12 May 2017

New Programme with Women Cocoa Farmers Seeks to Close Gender Gap

Launching today, the Women’s School of Leadership is an innovative new programme which will improve women’s opportunities in cocoa communities in Côte d’Ivoire. The programme is being led by the producer network Fairtrade Africa.

20276 Womens School Leadership CDI 800
Women cocoa farmers in Côte d’Ivoire.
Image © Nabil Zorkot

Research shows that despite making up almost half of the workforce, the majority of women farmers in developing countries receive lower pay than men, are often unable to own land and are excluded from business loans or agricultural training that male farmers benefit from. Yet research suggests closing the gender gap could actually address poverty.

Through a rigorous training programme, the 24 students of the Class of 2017 will become role models and share what they learn within their communities and co-operatives. The women come from seven Fairtrade cocoa cooperatives in Cote d’Ivoire, which represent almost 5,000 members. They will gain skills in finance, negotiation, and decision-making as well as greater awareness of gender equality.

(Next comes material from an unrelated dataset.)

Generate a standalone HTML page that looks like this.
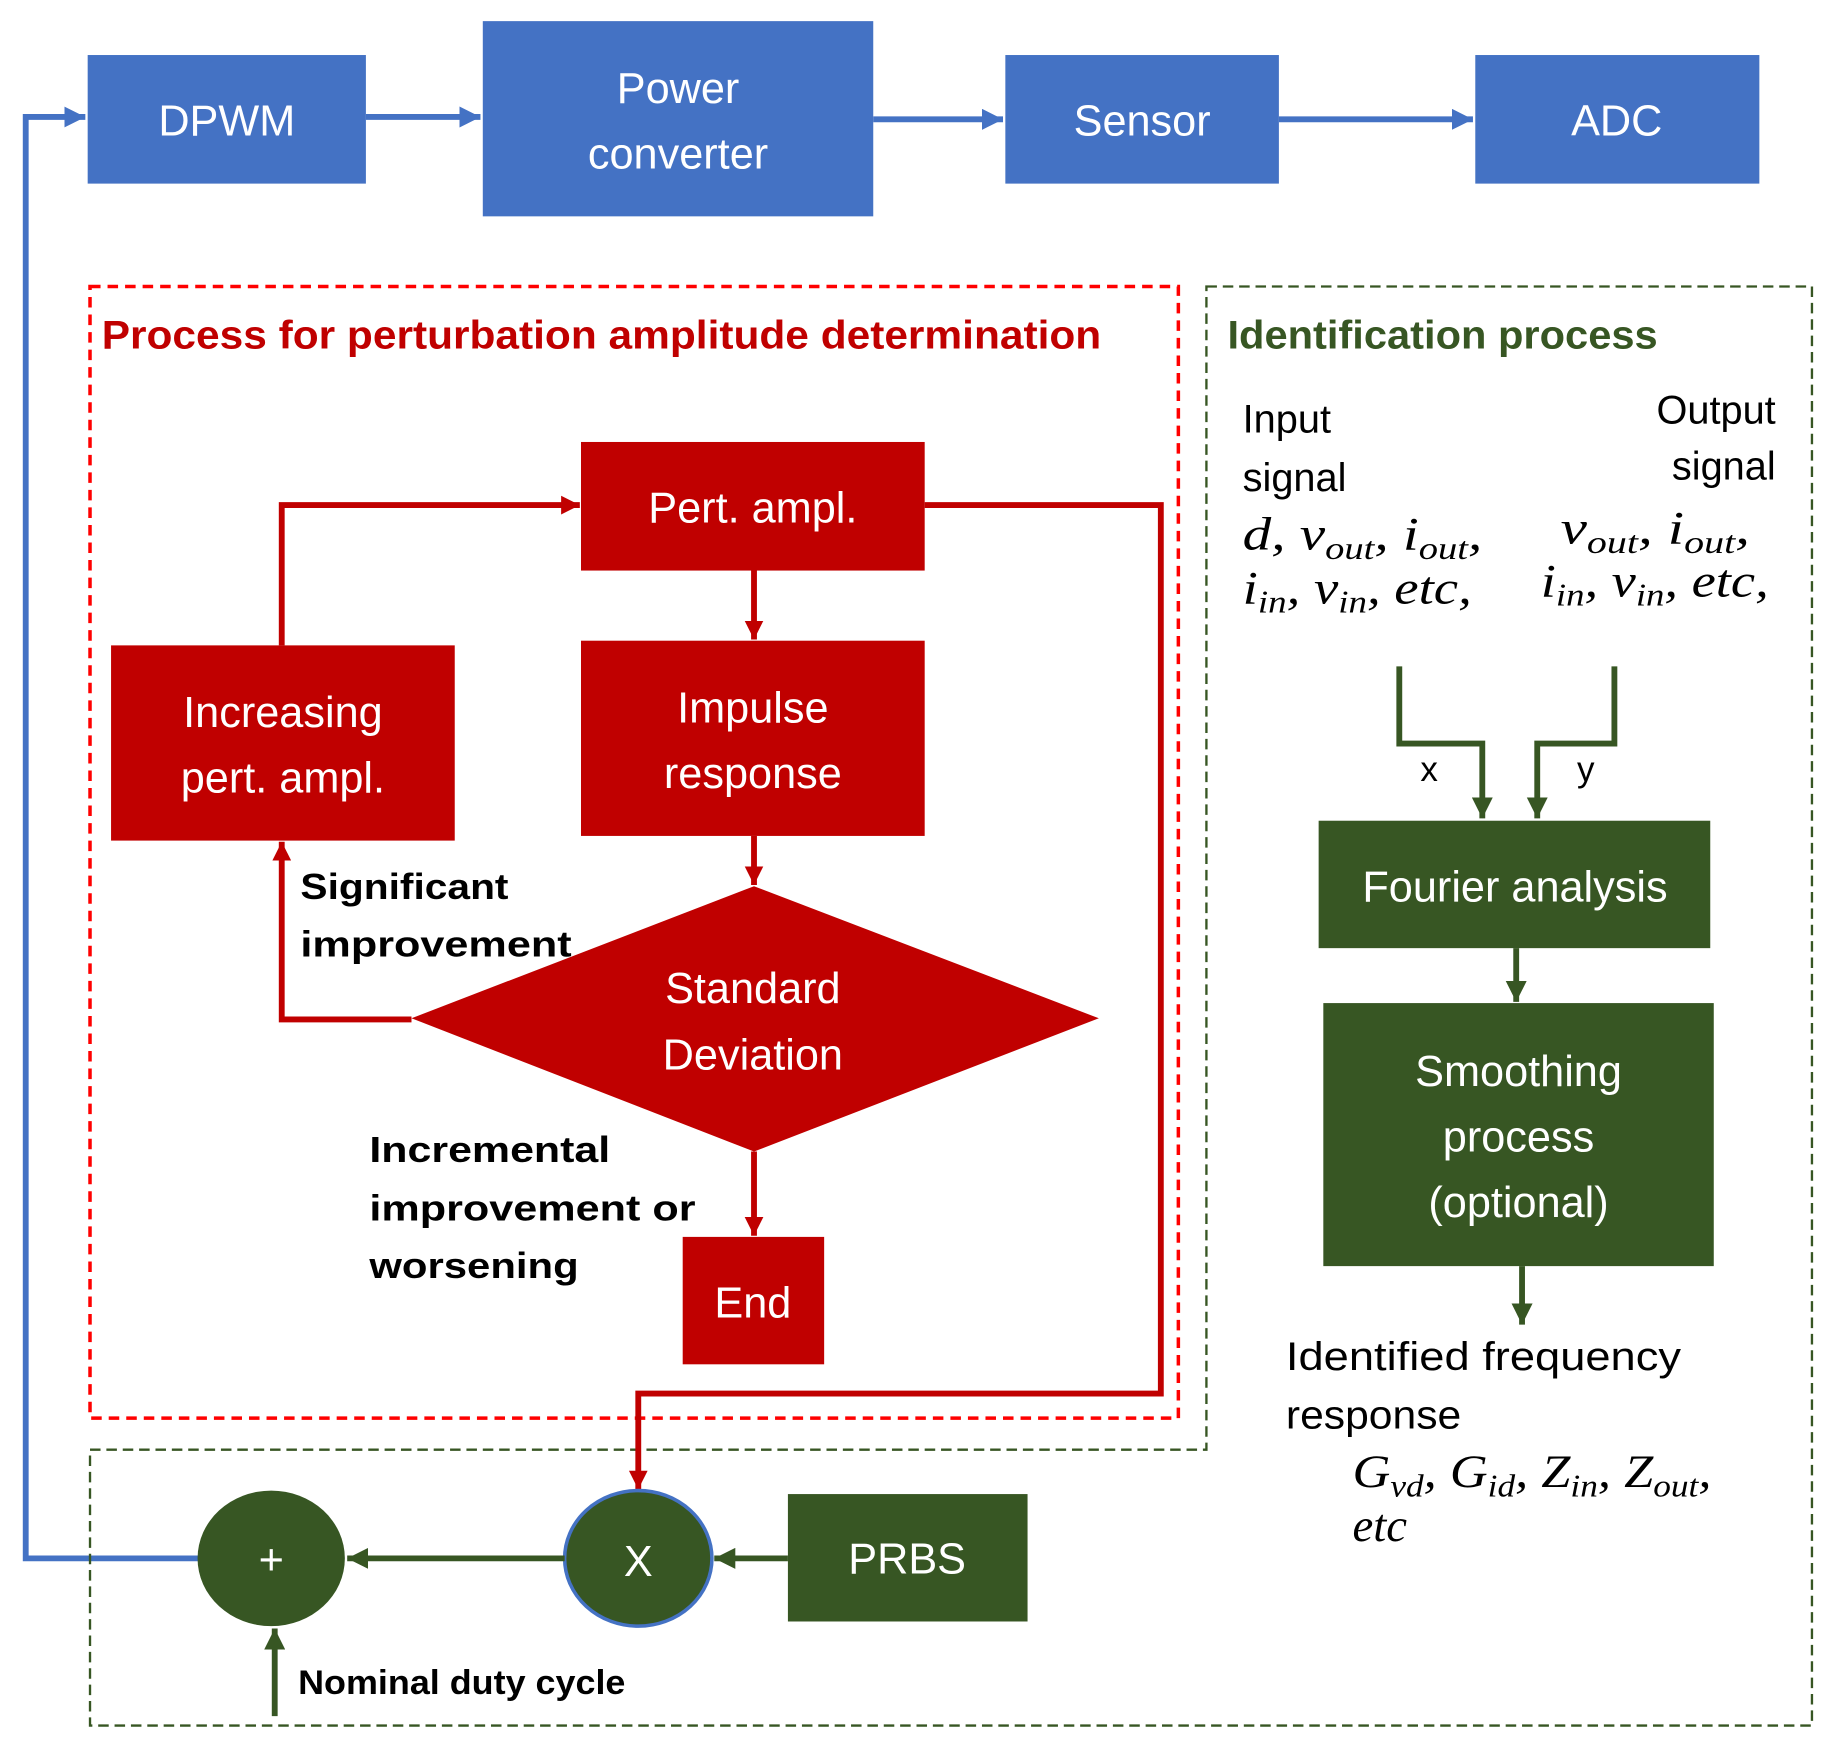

One of the new participants on the course is cocoa farmer Kouame Ehui Edith, a single mother of one child, who left secondary school before graduating. She is a member of SCAEK cooperative, a Fairtrade certified organization in Koboti, around 200km North of Abidjan. She hopes to gain skills to help her with her business and her work as a community leader for SCAEK. “The Women’s School of Leadership will be a good opportunity for us women to learn,” said Kouame Ehui Edith. “I am looking forward to this programme changing my life.”

Dr Tsitsi Choruma, Chief Operating Officer, Fairtrade Africa, said: “We believe Fairtrade Africa’s first ever Women’s Leadership School can be a catalyst for change, increasing women’s agency in leadership and contribute to changing social norms which are key barriers to women’s participation in business. Currently in Côte d’Ivoire women make up 68 percent of the labour force, yet only 25 percent own land. As such, few have roles in the business, are able to access the revenue generated from cocoa or even have bank accounts. This programme is vital for us to begin redressing the balance for agricultural communities.”

Two UK businesses – leading convenience retailer Co-op and the Compass Group UK & Ireland, the UK’s largest food and support services firm - have committed £100,000 (€118,500) in funding to support the programme.

The launch event is taking place in Abengourou, Côte d'Ivoire on 12 May. The women students will be attending, as well as community members and representatives from Fairtrade and our partner organizations.